Critica
“Uno dei miei primi ricordi è Maciste all’inferno”, questo il racconto di Fellini raccolto dall’amico Dario Zanelli. “Mi pare persino che sia il mio primo ricordo in assoluto. Ero molto piccolo, ero in braccio a mio padre, che stava in piedi (il cinema era affollato), quindi dovevo avere un peso sopportabile, non potevo avere più di sei, sette anni. Mi ricordo questo saloncino buio, fumoso, con questo odore pungente e, sullo schermo giallastro, un omaccione con una pelle di capra che gli cingeva i fianchi, molto potente di spalle – molto più tardi ho saputo che si chiamava Bartolomeo Pagano – con gli occhi bistrati, le fiamme che lo lambivano intorno, perché si trovava all’inferno, e davanti a lui delle donnone, anche loro bistratissime, con ciglia a ventaglio, che lo guardavano con occhi fiammeggianti. Quell’immagine m’è rimasta impressa nella memoria. Tante volte, scherzando, dico che tento sempre di rifare quel film, che tutti i film che faccio sono la ripetizione di Maciste all’inferno”.

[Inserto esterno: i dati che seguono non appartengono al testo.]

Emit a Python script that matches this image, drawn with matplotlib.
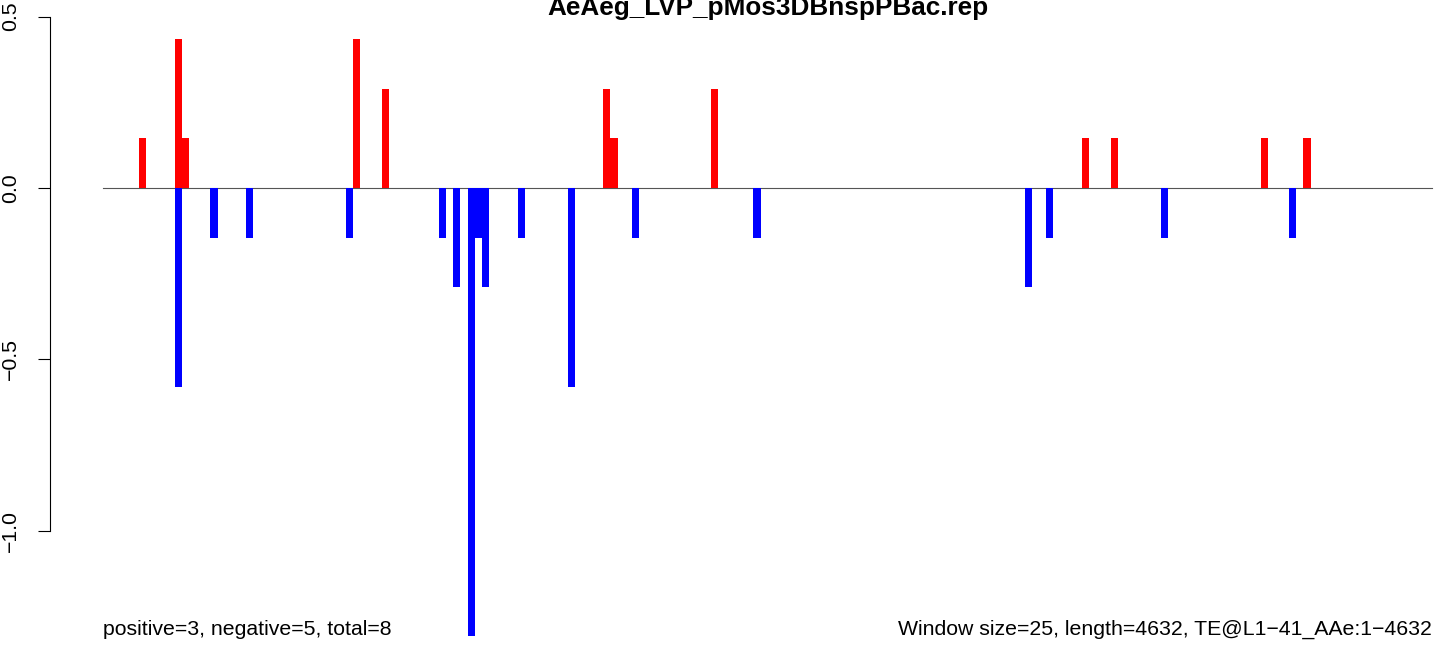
import matplotlib
matplotlib.use("Agg")
import matplotlib.pyplot as plt

# Window data (bin index along the TE, value per window)
n_bins = 186
pos_bins = [5, 10, 11, 35, 39, 70, 71, 85, 137, 141, 162, 168]
pos_vals = [0.145, 0.435, 0.145, 0.435, 0.290, 0.290, 0.145, 0.290,
            0.145, 0.145, 0.145, 0.145]
neg_bins = [10, 15, 20, 34, 47, 49, 51, 52, 53, 58, 65, 74, 91, 129, 132, 148, 166]
neg_vals = [-0.581, -0.145, -0.145, -0.145, -0.145, -0.290, -1.307, -0.145,
            -0.290, -0.145, -0.581, -0.145, -0.145, -0.290, -0.145, -0.145, -0.145]
y_ticks = [-1.0, -0.5, 0.0, 0.5]
y_tick_labels = ["\u22121.0", "\u22120.5", "0.0", "0.5"]

title = "AeAeg_LVP_pMos3DBnspPBac.rep"
left_note = "positive=3, negative=5, total=8"
right_note = "Window size=25, length=4632, TE@L1\u221241_AAe:1\u22124632"


def draw_plot():
    plt.rcParams["font.family"] = ["Liberation Sans", "DejaVu Sans"]
    W, H = 1444, 648
    fig = plt.figure(figsize=(W / 100, H / 100), dpi=100)
    ax = fig.add_axes([50 / W, 0, (W - 50) / W, 1])

    # pixel geometry of the plot region
    x0, x1 = 103.3, 1432.0
    bw = (x1 - x0) / n_bins
    ax.set_xlim((50 - x0) / bw, (W - x0) / bw)
    y0, ppu = 188.0, 342.7
    ax.set_ylim(-(H - y0) / ppu, y0 / ppu)

    # zero line and bars
    ax.plot([0, n_bins], [0, 0], color="#555555", lw=0.8, zorder=1)
    ax.bar(pos_bins, pos_vals, width=1, align="edge", color="#ff0000",
           linewidth=0, zorder=2)
    ax.bar(neg_bins, neg_vals, width=1, align="edge", color="#0000ff",
           linewidth=0, zorder=2)

    # R style y axis
    for s in ["top", "right", "bottom"]:
        ax.spines[s].set_visible(False)
    ax.spines["left"].set_bounds(-1.0, 0.5)
    ax.spines["left"].set_linewidth(0.8)
    ax.set_xticks([])
    ax.set_yticks(y_ticks)
    ax.set_yticklabels(y_tick_labels, fontsize=15.3)
    ax.tick_params(axis="y", length=8.6, width=0.8, pad=13)
    plt.setp(ax.get_yticklabels(), rotation=90, va="center")

    # notes and title
    ny = -(635 - y0) / ppu
    ax.text(0, ny, left_note, ha="left", va="baseline", fontsize=15.3)
    ax.text(n_bins, ny, right_note, ha="right", va="baseline", fontsize=15.3)
    fig.text(768 / W, 1 - 15 / H, title, ha="center", va="baseline",
             fontsize=18.8, fontweight="bold")

    plt.savefig("out.png", dpi=100)
    return ax


draw_plot()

“Il film risulta un’autentica fantasiosa diavoleria – ha scritto Vittorio Martinelli –, un impasto di grottesco e di sentimentale, di comico e di mirabolante, ove si riescono a fondere esperienze lontane come quelle di Méliès, e coeve come quelle di Metropolis, addirittura prefigurando l’esplosione dei fumetti dei primi anni Trenta, in un godibilissimo pastiche di espressionismo e iconografia popolare, sensualità mediterranea e gotico luciferino. In questa vicenda, la lotta del Male contro il Bene (con ovvia vittoria finale di quest’ultimo) si complica di elementi soprannaturali; la rievocazione del mondo infernale è fatta secondo la classica tradizione dantesca vista nelle tavole di Gustav Doré”.